- What you have to do -
Each line below must be set down exactly; omit any image you find.
***** Dataset content *****
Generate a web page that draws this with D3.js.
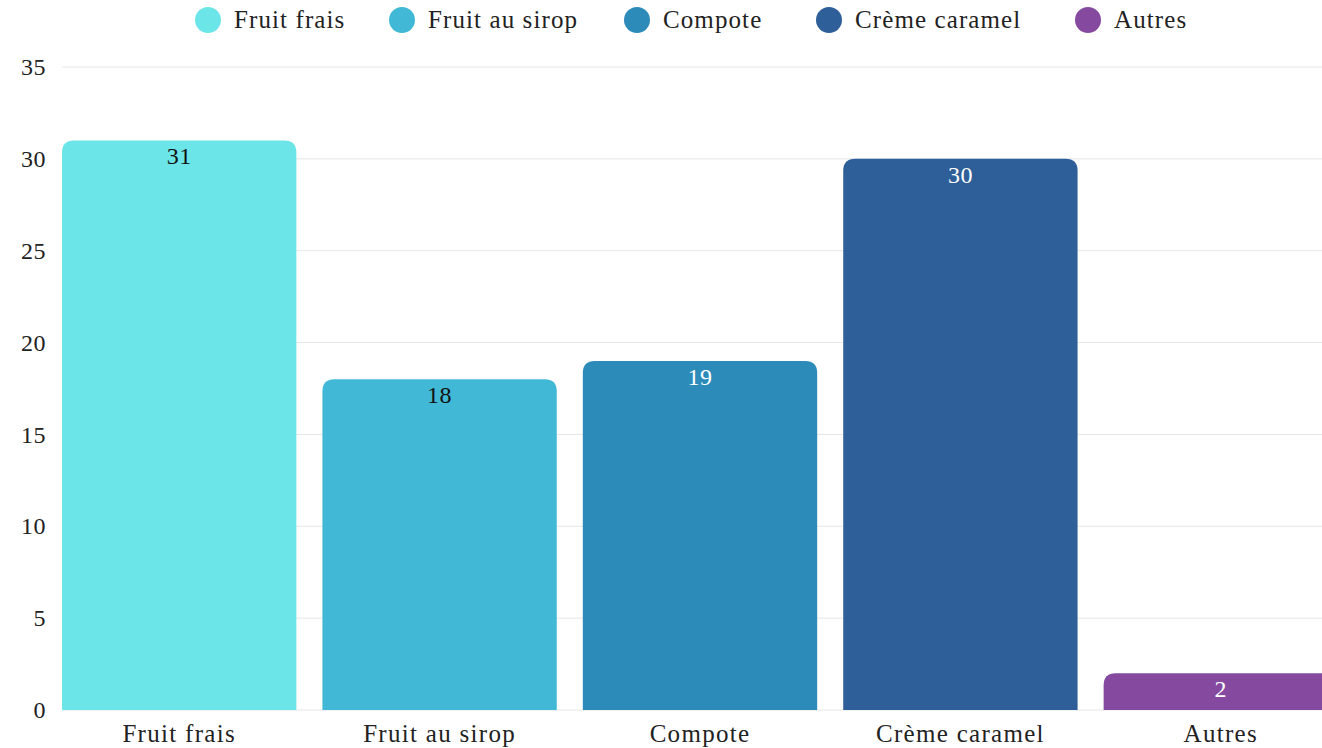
<!DOCTYPE html>
<html>
<head>
<meta charset="utf-8">
<script src="https://cdn.jsdelivr.net/npm/d3@7"></script>
<style>
  html, body { margin: 0; padding: 0; background: #fff; overflow: hidden; }
  svg { display: block; font-family: "Liberation Serif", "DejaVu Serif", serif; }
</style>
</head>
<body>
<svg id="chart" width="1322" height="748"></svg>
<script>
// Dessert preferences
const categories = ["Fruit frais", "Fruit au sirop", "Compote", "Crème caramel", "Autres"];
const values = [31, 18, 19, 30, 2];
const colors = ["#6ce5e8", "#41b8d5", "#2d8bba", "#2f5f98", "#8549a0"];
const labelColors = ["#111", "#111", "#fff", "#fff", "#fff"];
const yTicks = [0, 5, 10, 15, 20, 25, 30, 35];

const svg = d3.select("#chart");
const W = 1322;

const x = d3.scaleBand().domain(categories).range([62, 1338]).paddingInner(0.1).paddingOuter(0);
const y = d3.scaleLinear().domain([0, 35]).range([710, 67]);

// Grid lines
svg.append("g").selectAll("line").data(yTicks).join("line")
  .attr("x1", 62).attr("x2", W)
  .attr("y1", d => y(d)).attr("y2", d => y(d))
  .attr("stroke", "#e6e6e6").attr("stroke-width", 1);

// Y axis labels
const yAxis = d3.axisLeft(y).tickValues(yTicks).tickSize(0).tickPadding(0);
const gy = svg.append("g").attr("transform", "translate(46,0)").call(yAxis);
gy.select(".domain").remove();
gy.selectAll("text").attr("font-size", 24).attr("fill", "#222")
  .attr("letter-spacing", 0.5)
  .style("font-family", "'Liberation Serif', serif");

// Bars with rounded top corners
const r = 12;
function barPath(d, i) {
  const x0 = x(categories[i]), w = x.bandwidth();
  const y0 = y(d), y1 = y(0);
  const rr = Math.min(r, (y1 - y0));
  return `M${x0},${y1} L${x0},${y0 + rr} Q${x0},${y0} ${x0 + rr},${y0} ` +
         `L${x0 + w - rr},${y0} Q${x0 + w},${y0} ${x0 + w},${y0 + rr} L${x0 + w},${y1} Z`;
}
svg.append("g").selectAll("path").data(values).join("path")
  .attr("d", barPath)
  .attr("fill", (d, i) => colors[i]);

// Value labels
svg.append("g").selectAll("text").data(values).join("text")
  .attr("x", (d, i) => x(categories[i]) + x.bandwidth() / 2)
  .attr("y", d => y(d) + 24)
  .attr("text-anchor", "middle")
  .attr("font-size", 24)
  .attr("letter-spacing", 0.5)
  .attr("fill", (d, i) => labelColors[i])
  .text(d => d);

// X axis labels
const xAxis = d3.axisBottom(x).tickSize(0).tickPadding(0);
const gx = svg.append("g").attr("transform", "translate(0,724)").call(xAxis);
gx.select(".domain").remove();
gx.selectAll("text").attr("font-size", 25).attr("fill", "#222")
  .attr("letter-spacing", 1.3)
  .style("font-family", "'Liberation Serif', serif");

// Legend
const legendX = [208, 402, 637, 829, 1088];
const lg = svg.append("g").selectAll("g").data(categories).join("g")
  .attr("transform", (d, i) => `translate(${legendX[i]},20)`);
lg.append("circle").attr("r", 13).attr("fill", (d, i) => colors[i]);
lg.append("text").attr("x", 26).attr("y", 8).attr("font-size", 25)
  .attr("letter-spacing", 1.1).attr("fill", "#222").text(d => d);
</script>
</body>
</html>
*****
- Answer to the task -
Generate a web page that draws this with D3.js.
<!DOCTYPE html>
<html>
<head>
<meta charset="utf-8">
<script src="https://cdn.jsdelivr.net/npm/d3@7"></script>
<style>
  html, body { margin: 0; padding: 0; background: #fff; overflow: hidden; }
  svg { display: block; font-family: "Liberation Serif", "DejaVu Serif", serif; }
</style>
</head>
<body>
<svg id="chart" width="1322" height="748"></svg>
<script>
// Dessert preferences
const categories = ["Fruit frais", "Fruit au sirop", "Compote", "Crème caramel", "Autres"];
const values = [31, 18, 19, 30, 2];
const colors = ["#6ce5e8", "#41b8d5", "#2d8bba", "#2f5f98", "#8549a0"];
const labelColors = ["#111", "#111", "#fff", "#fff", "#fff"];
const yTicks = [0, 5, 10, 15, 20, 25, 30, 35];

const svg = d3.select("#chart");
const W = 1322;

const x = d3.scaleBand().domain(categories).range([62, 1338]).paddingInner(0.1).paddingOuter(0);
const y = d3.scaleLinear().domain([0, 35]).range([710, 67]);

// Grid lines
svg.append("g").selectAll("line").data(yTicks).join("line")
  .attr("x1", 62).attr("x2", W)
  .attr("y1", d => y(d)).attr("y2", d => y(d))
  .attr("stroke", "#e6e6e6").attr("stroke-width", 1);

// Y axis labels
const yAxis = d3.axisLeft(y).tickValues(yTicks).tickSize(0).tickPadding(0);
const gy = svg.append("g").attr("transform", "translate(46,0)").call(yAxis);
gy.select(".domain").remove();
gy.selectAll("text").attr("font-size", 24).attr("fill", "#222")
  .attr("letter-spacing", 0.5)
  .style("font-family", "'Liberation Serif', serif");

// Bars with rounded top corners
const r = 12;
function barPath(d, i) {
  const x0 = x(categories[i]), w = x.bandwidth();
  const y0 = y(d), y1 = y(0);
  const rr = Math.min(r, (y1 - y0));
  return `M${x0},${y1} L${x0},${y0 + rr} Q${x0},${y0} ${x0 + rr},${y0} ` +
         `L${x0 + w - rr},${y0} Q${x0 + w},${y0} ${x0 + w},${y0 + rr} L${x0 + w},${y1} Z`;
}
svg.append("g").selectAll("path").data(values).join("path")
  .attr("d", barPath)
  .attr("fill", (d, i) => colors[i]);

// Value labels
svg.append("g").selectAll("text").data(values).join("text")
  .attr("x", (d, i) => x(categories[i]) + x.bandwidth() / 2)
  .attr("y", d => y(d) + 24)
  .attr("text-anchor", "middle")
  .attr("font-size", 24)
  .attr("letter-spacing", 0.5)
  .attr("fill", (d, i) => labelColors[i])
  .text(d => d);

// X axis labels
const xAxis = d3.axisBottom(x).tickSize(0).tickPadding(0);
const gx = svg.append("g").attr("transform", "translate(0,724)").call(xAxis);
gx.select(".domain").remove();
gx.selectAll("text").attr("font-size", 25).attr("fill", "#222")
  .attr("letter-spacing", 1.3)
  .style("font-family", "'Liberation Serif', serif");

// Legend
const legendX = [208, 402, 637, 829, 1088];
const lg = svg.append("g").selectAll("g").data(categories).join("g")
  .attr("transform", (d, i) => `translate(${legendX[i]},20)`);
lg.append("circle").attr("r", 13).attr("fill", (d, i) => colors[i]);
lg.append("text").attr("x", 26).attr("y", 8).attr("font-size", 25)
  .attr("letter-spacing", 1.1).attr("fill", "#222").text(d => d);
</script>
</body>
</html>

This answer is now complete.